Merging PDFs is another common requirement. PyPDF allows you to combine several PDF files into one.

from pypdf import PdfReader, PdfWriter

writer = PdfWriter()

files = ["file1.pdf", "file2.pdf", "file3.pdf"]

for file in files:
    reader = PdfReader(file)
    for page in reader.pages:
        writer.add_page(page)

with open("merged.pdf", "wb") as f:
    writer.write(f)

This script reads each input file and appends all pages to a single output PDF. The order of files in the list defines the order in the merged document.

This approach is often used in reporting systems where multiple outputs are combined into one final document.

Rotating and Modifying Pages

Sometimes you need to rotate pages, especially when working with scanned documents. PyPDF makes this easy.

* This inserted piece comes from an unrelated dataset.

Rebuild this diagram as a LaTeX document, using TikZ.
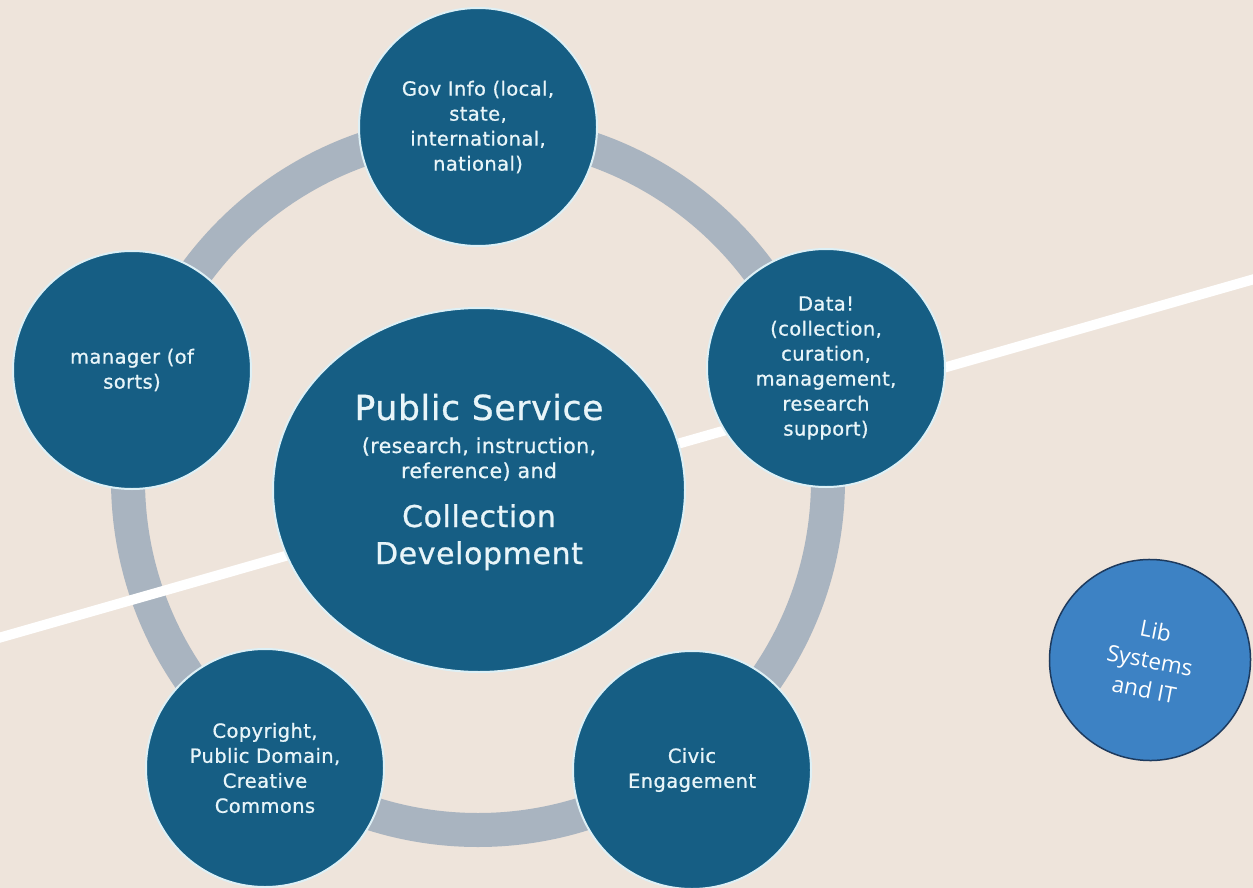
\documentclass[tikz,border=0pt]{standalone}
\usepackage{fontspec}
\usetikzlibrary{shapes.geometric}
\newfontfamily\topicfont{DejaVu Sans}[LetterSpace=2.0,FakeBold=0.8]
\newfontfamily\libfont{Open Sans}
\definecolor{bg}{HTML}{EEE4DB}
\definecolor{ringc}{HTML}{A9B4C0}
\definecolor{nodec}{HTML}{165E84}
\definecolor{edgec}{HTML}{DDF0F6}
\definecolor{txtc}{HTML}{E8F5F9}
\definecolor{libfill}{HTML}{3D82C4}
\definecolor{libedge}{HTML}{1D3A5E}
\begin{document}
\begin{tikzpicture}[x=1pt,y=-1pt,
  topic/.style={circle, fill=nodec, draw=edgec, line width=2pt, minimum size=238pt,
    inner sep=0pt, align=center, text=txtc, font=\topicfont\fontsize{19.5}{25}\selectfont},
  coretxt/.style={anchor=base, text=txtc, inner sep=0pt},
  libc/.style={circle, fill=libfill, draw=libedge, line width=1.5pt, minimum size=201pt,
    inner sep=0pt, align=center, text=white, font=\libfont\fontsize{22.5}{30}\selectfont}
]
\fill[bg] (0,0) rectangle (1253,888);
\useasboundingbox (0,0) rectangle (1253,888);
% ring
\draw[ringc, line width=34pt] (478,480) circle[radius=350];
% white line
\coordinate (wl) at (-5,639);
\coordinate (wr) at (1258,278);
\draw[white, line width=10pt] (wl) -- (wr);
% core
\node[ellipse, fill=nodec, draw=edgec, line width=2pt, minimum width=412pt, minimum height=364pt, inner sep=0pt] (core) at (479,490) {};
\node[coretxt, font=\topicfont\fontsize{34.5}{40}\selectfont] (ps) at (479,420) {Public Service};
\node[coretxt, font=\topicfont\fontsize{20.5}{25}\selectfont] (ri) at (479,453) {(research, instruction,};
\node[coretxt, font=\topicfont\fontsize{20.5}{25}\selectfont] (ra) at (479,478) {reference) and};
\node[coretxt, font=\topicfont\fontsize{30}{36}\selectfont] (cl) at (479,527) {Collection};
\node[coretxt, font=\topicfont\fontsize{30}{36}\selectfont] (dv) at (479,564) {Development};
% outer topics
\node[topic] (gov) at (478,127) {Gov Info (local,\\state,\\international,\\national)};
\node[topic] (data) at (826,368) {Data!\\(collection,\\curation,\\management,\\research\\support)};
\node[topic] (mgr) at (132,370) {manager (of\\sorts)};
\node[topic] (copy) at (265,768) {Copyright,\\Public Domain,\\Creative\\Commons};
\node[topic] (civic) at (692,770) {Civic\\Engagement};
% lib systems
\node[libc, rotate=-11] (lib) at (1150,660) {Lib\\Systems\\and IT};
\end{tikzpicture}
\end{document}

from pypdf import PdfReader, PdfWriter

reader = PdfReader("sample.pdf")
writer = PdfWriter()

page = reader.pages[0]
page.rotate(90)

writer.add_page(page)

with open("rotated.pdf", "wb") as f:
    writer.write(f)

This code rotates the first page by 90 degrees clockwise. You can apply similar logic to all pages or selected pages.

You can also crop pages by adjusting their media box, which controls page dimensions. This is useful when removing margins or focusing on a specific area.

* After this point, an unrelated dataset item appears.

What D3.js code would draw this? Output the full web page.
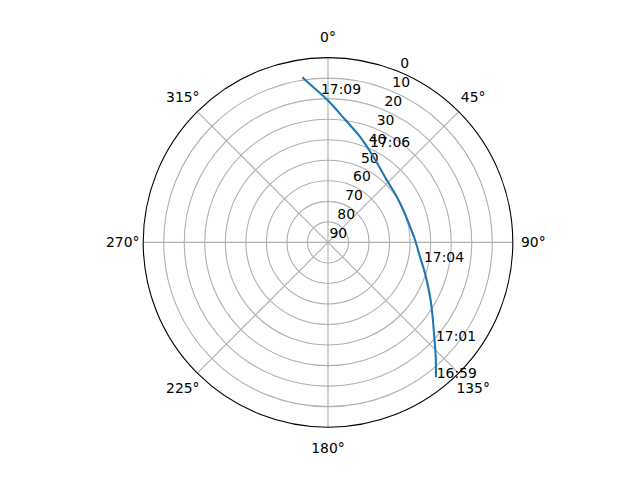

Encrypting and Decrypting PDFs

Security is important when handling sensitive documents. PyPDF supports PDF encryption and password protection.

from pypdf import PdfReader, PdfWriter

reader = PdfReader("sample.pdf")
writer = PdfWriter()

for page in reader.pages:
    writer.add_page(page)

writer.encrypt("strongpassword")

with open("protected.pdf", "wb") as f:
    writer.write(f)

The resulting PDF requires a password to open. This is commonly used for sharing confidential reports or financial documents.

If you need to read an encrypted PDF, you can provide the password when opening it.

reader = PdfReader("protected.pdf")
reader.decrypt("strongpassword")

After decryption, you can work with the file like any other PDF.

Adding Metadata to a PDF

Metadata helps describe a document. You can add or update metadata using PyPDF.

from pypdf import PdfWriter

writer = PdfWriter()
writer.add_metadata({
    "/Title": "Monthly Report",
    "/Author": "Finance Team",
    "/Subject": "Revenue Analysis"
})

with open("metadata.pdf", "wb") as f:
    writer.write(f)

This metadata becomes part of the PDF file and can be viewed in most PDF readers. It is useful for document management and search systems.

Common Limitations of PyPDF

While PyPDF is powerful, it has limitations. It doesn’t perform optical character recognition (OCR), so it can’t extract text from scanned images. For scanned PDFs, you need OCR tools like Tesseract.

Complex layouts such as multi-column text or tables may not extract cleanly. In such cases, post-processing or layout-aware tools are needed.

Despite these limits, PyPDF is reliable for a large range of everyday PDF tasks.

When to Use PyPDF

PyPDF is best suited for automation, backend services, and scripts where you need simple and fast PDF processing. It works well in data pipelines, compliance systems, and internal tools.

If you need advanced layout understanding or visual analysis, you may need heavier tools. But for most developers, PyPDF covers the core needs with minimal effort.

Conclusion

PyPDF is a practical and easy-to-use library for working with PDF files in Python. It allows you to read documents, extract text, merge and split files, rotate pages, and add security with just a few lines of code.

Its simple API and lightweight design make it a strong choice for developers who want to automate PDF workflows without extra complexity. While it doesn’t solve every PDF problem, it handles the most common ones very well.

If you work with PDFs regularly, learning PyPDF is a valuable skill that can save time and reduce manual work across many projects.